For some reason, I remembered the sirens’ temptations as sexual, but when I returned to the poem, I discovered that they were instead promising information. They understand their man well given that Odysseus is the wisest—or at any rate, the most cunning—of the Greeks:

Odysseus! Come here! You are well known
from many stories! Glory of the Greeks!
Now stop your ship and listen to our voices.
All those who pass this way hear honeyed song,
poured from our mouths. The music brings them joy,
and they go on their way with greater knowledge
since we know everything the Greeks and Trojans
suffered in Troy, by the gods’ will; and we know
what happens anywhere on earth. (Trans. Emily Wilson)
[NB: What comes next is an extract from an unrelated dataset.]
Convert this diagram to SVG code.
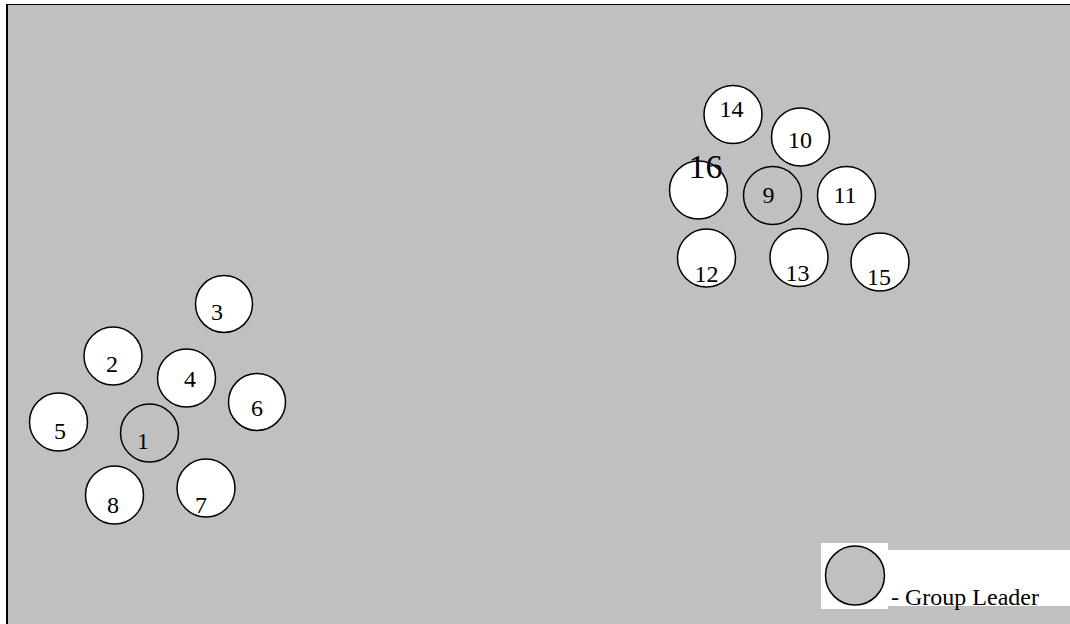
<svg xmlns="http://www.w3.org/2000/svg" width="1070" height="624" viewBox="0 0 1070 624">
<style>
.n{stroke:#000;stroke-width:1.5;fill:#fff}
.l{stroke:#000;stroke-width:1.5;fill:#c0c0c0}
text{font-family:"Liberation Serif","Times New Roman",serif;font-size:24px;fill:#000;text-anchor:middle}
</style>
<rect x="0" y="0" width="1070" height="624" fill="#fff"/>
<rect x="7" y="4" width="1063" height="620" fill="#c0c0c0"/>
<line x1="6" y1="4.5" x2="1070" y2="4.5" stroke="#000" stroke-width="1.2"/>
<line x1="7" y1="4" x2="7" y2="624" stroke="#000" stroke-width="2"/>
<g id="connectors"></g>
<g id="node1"><circle class="l" cx="149.5" cy="433" r="29"/><text x="143" y="449">1</text></g>
<g id="node2"><circle class="n" cx="113" cy="356" r="29"/><text x="112" y="372">2</text></g>
<g id="node3"><circle class="n" cx="224" cy="304" r="28.5"/><text x="217" y="320">3</text></g>
<g id="node4"><circle class="n" cx="186.5" cy="378" r="29"/><text x="190" y="387">4</text></g>
<g id="node5"><circle class="n" cx="58.5" cy="422" r="29"/><text x="60" y="439">5</text></g>
<g id="node6"><circle class="n" cx="257" cy="402" r="28.5"/><text x="257" y="416">6</text></g>
<g id="node7"><circle class="n" cx="206" cy="488" r="29"/><text x="201" y="513">7</text></g>
<g id="node8"><circle class="n" cx="114.5" cy="495" r="29"/><text x="113" y="513">8</text></g>
<g id="node9"><circle class="l" cx="772.5" cy="195.5" r="29"/><text x="768.5" y="203">9</text></g>
<g id="node10"><circle class="n" cx="800.5" cy="137" r="29"/><text x="800" y="148">10</text></g>
<g id="node11"><circle class="n" cx="846.5" cy="195.5" r="29"/><text x="845" y="203">11</text></g>
<g id="node12"><circle class="n" cx="706.5" cy="258" r="29"/><text x="706.5" y="282">12</text></g>
<g id="node13"><circle class="n" cx="799" cy="257.5" r="29"/><text x="797.5" y="281">13</text></g>
<g id="node14"><circle class="n" cx="733" cy="114.5" r="29"/><text x="731.5" y="117">14</text></g>
<g id="node15"><circle class="n" cx="880" cy="262" r="29"/><text x="879" y="285">15</text></g>
<g id="node16"><circle class="n" cx="698.5" cy="190" r="29"/><text x="705.5" y="178" style="font-size:34px">16</text></g>
<g id="legend">
<rect x="821" y="543" width="67" height="66" fill="#fff"/>
<rect x="887" y="550" width="183" height="56" fill="#fff"/>
<circle class="l" cx="855" cy="575.5" r="29.5"/>
<text x="891" y="605" style="text-anchor:start">- Group Leader</text>
</g>
</svg>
One can imagine Hayes himself struggling against the ropes, given that he too is brilliant, able to marshal and synthesize a vast array of political facts at a moment’s notice. Social media and the internet, of course, aid him in his work, which is why he wrote this book for himself as much as for the rest of us. He understands only too well the sirens’ call.

Even though it’s doubtful whether the sirens themselves can actually deliver on their promise, the internet can. Never before have we had instant access to “what happens anywhere on earth.” Odysseus struggling in his ropes is like a teenager who has been deprived of his phone:

Their song was so melodious, I longed to
listen more. I told my men to free me.
I scowled at them, but they kept rowing on.

Actually I owe teenagers an apology here. Many adults feel just as deprived when the power goes out, rendering their phones, laptops and MacBooks useless.

Some have offered, as solutions, various versions of the “wax in ears” treatment that Odysseus administers to his men, but that’s ultimately not realistic. Better to find ways to find a balance between self-restraint and openness, as Odysseus does. Hayes’s book helps us remain self-aware as we guard against being devoured.